St. Anne’s Episcopal Church was founded in 1692, and its 17-acre cemetery dates to 1793. By strolling its grounds and inspecting the names on the gravestones, “you will see the entire recorded history of the United States played out there,” the Rev. Manoj Zacharia, St. Anne’s rector, said in an interview with Episcopal News Service.
But not everyone’s lives were recorded or named in that history. Many free and enslaved African Americans who died in Annapolis, the state’s capital city, were buried in the cemetery and then mostly forgotten, with no memorials marking their graves.
On May 4, the congregation held a dedication ceremony for its Garden of Peace and Remembrance. The garden was created in a formerly unused and overgrown section of the cemetery in partnership with Nature Sacred, an Annapolis-based organization that promotes the development of ecologically friendly sanctuaries of green space within urban landscapes.
The garden memorializes ancestors who now are “known only to God.” Many were buried in a section of the St. Anne’s cemetery set aside long ago for members of Annapolis’ Black community. The congregation is researching the cemetery’s history to identify some of the hundreds of people who were buried there without markers.
“We must acknowledge the first part of healing is to accept the fact that the church played a part in the history of slavery. The second part of healing is forgiving one another for the acts of cruelty,” Commissioner Elinor Thompson of the Maryland Commission on African American History & Culture said at the garden’s dedication ceremony, which was attended by about 160 people, including Maryland Bishop Carrie Schofield-Broadbent.
Maryland Bishop Carrie Schofield-Broadbent speaks during the May 4 dedication of the Garden of Peace and Remembrance. Photo: St. Anne’s Episcopal Church
Thompson also served on the garden’s steering committee. “This garden is dedicated to the people who had to go through all the suffering trials and tribulations during those uncertain times,” Thompson said, as quoted in the congregation’s news release. “This garden is also dedicated to those courageous men, women who continued to pray for this generation and all our future generations.”
The garden is part of St. Anne’s ongoing racial reconciliation efforts, which expanded in 2019 with the creation of its Truth and Reconciliation Ministry. The initial goal, Zacharia said, was to tell the story of “the congregation’s complicity in the colonial project.”
St.
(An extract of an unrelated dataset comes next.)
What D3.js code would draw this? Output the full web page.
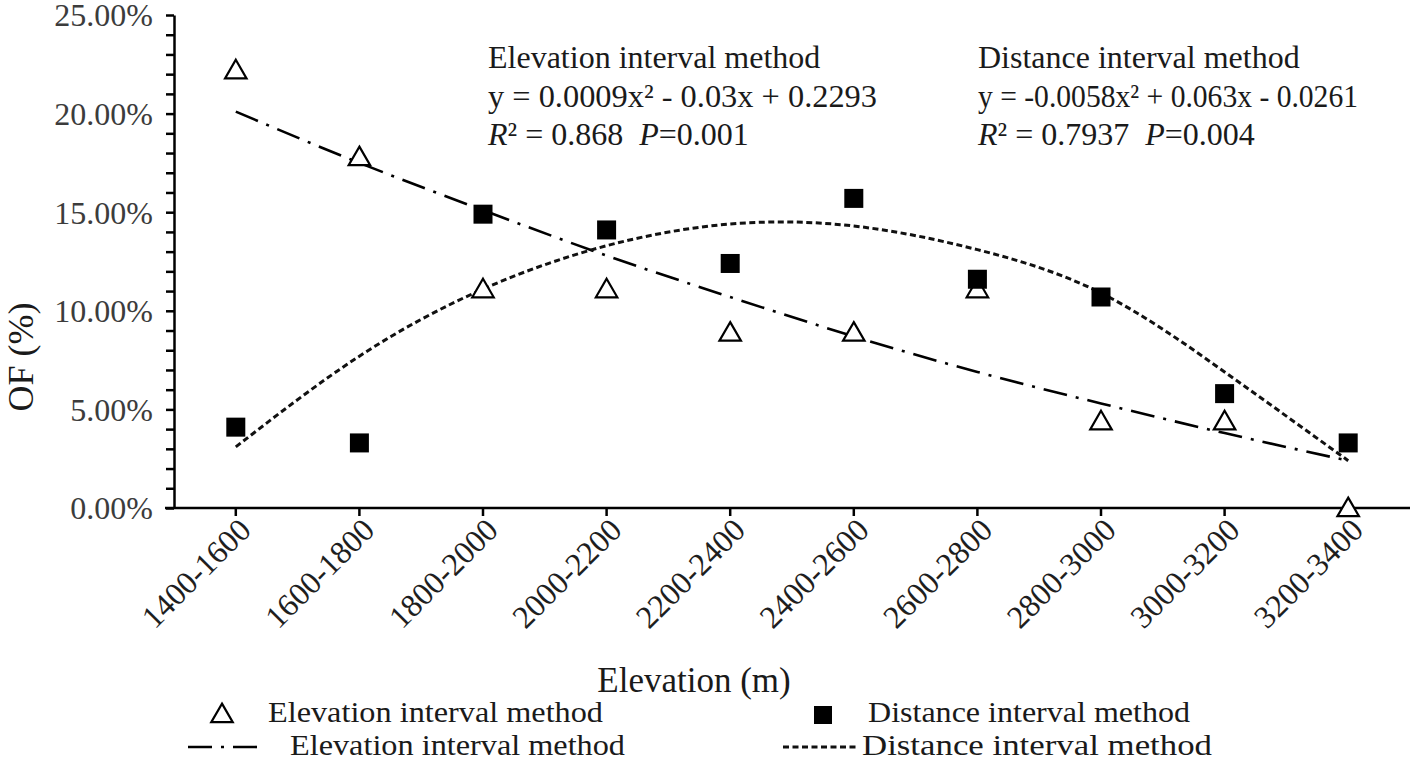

Anne’s was one of 30 government-established Anglican parishes in colonial Maryland. Its church and cemetery were built on the second-highest hill in Annapolis, eclipsed only by the hill reserved for the statehouse. The churchyard was the city’s only public burial ground through the Revolutionary War, and after the war, the congregation expanded its burial grounds by creating a new cemetery – the 17-acre property that now contains the Garden of Peace and Remembrance.
The Truth and Reconciliation Ministry found that a church fire had destroyed nearly all burial records through the Civil War, though members were able to verify the section of the cemetery where enslaved and free African Americans were buried. They hired a firm specializing in ground radar and determined that hundreds of unknown people are buried there.
The congregation already had been working with Nature Sacred on a garden concept, and after confirming the unmarked burial site, “it became obvious that the garden was meant to honor those souls who we now know are buried in our cemetery but have no memorials to honor their lives,” parishioner Ginger DeLuca, chair of the Cemetery Committee, wrote in a summary of the Truth and Reconciliation Ministry’s work on the garden.
“It is our plan to find as many names as we can and list them on large stones among the flowers,” DeLuca said, along with a dedicated memorial stone for the unknown ancestors.
The garden also offers a place for quiet contemplation, including for residents of the surrounding neighborhood, which is mostly African American, Zacharia said. Future plans include a “scatter garden,” where people may sprinkle the ashes of their deceased loved ones, as well as a columbarium.
“There has been a lot of excitement around this project, a lot of energy,” Zacharia said.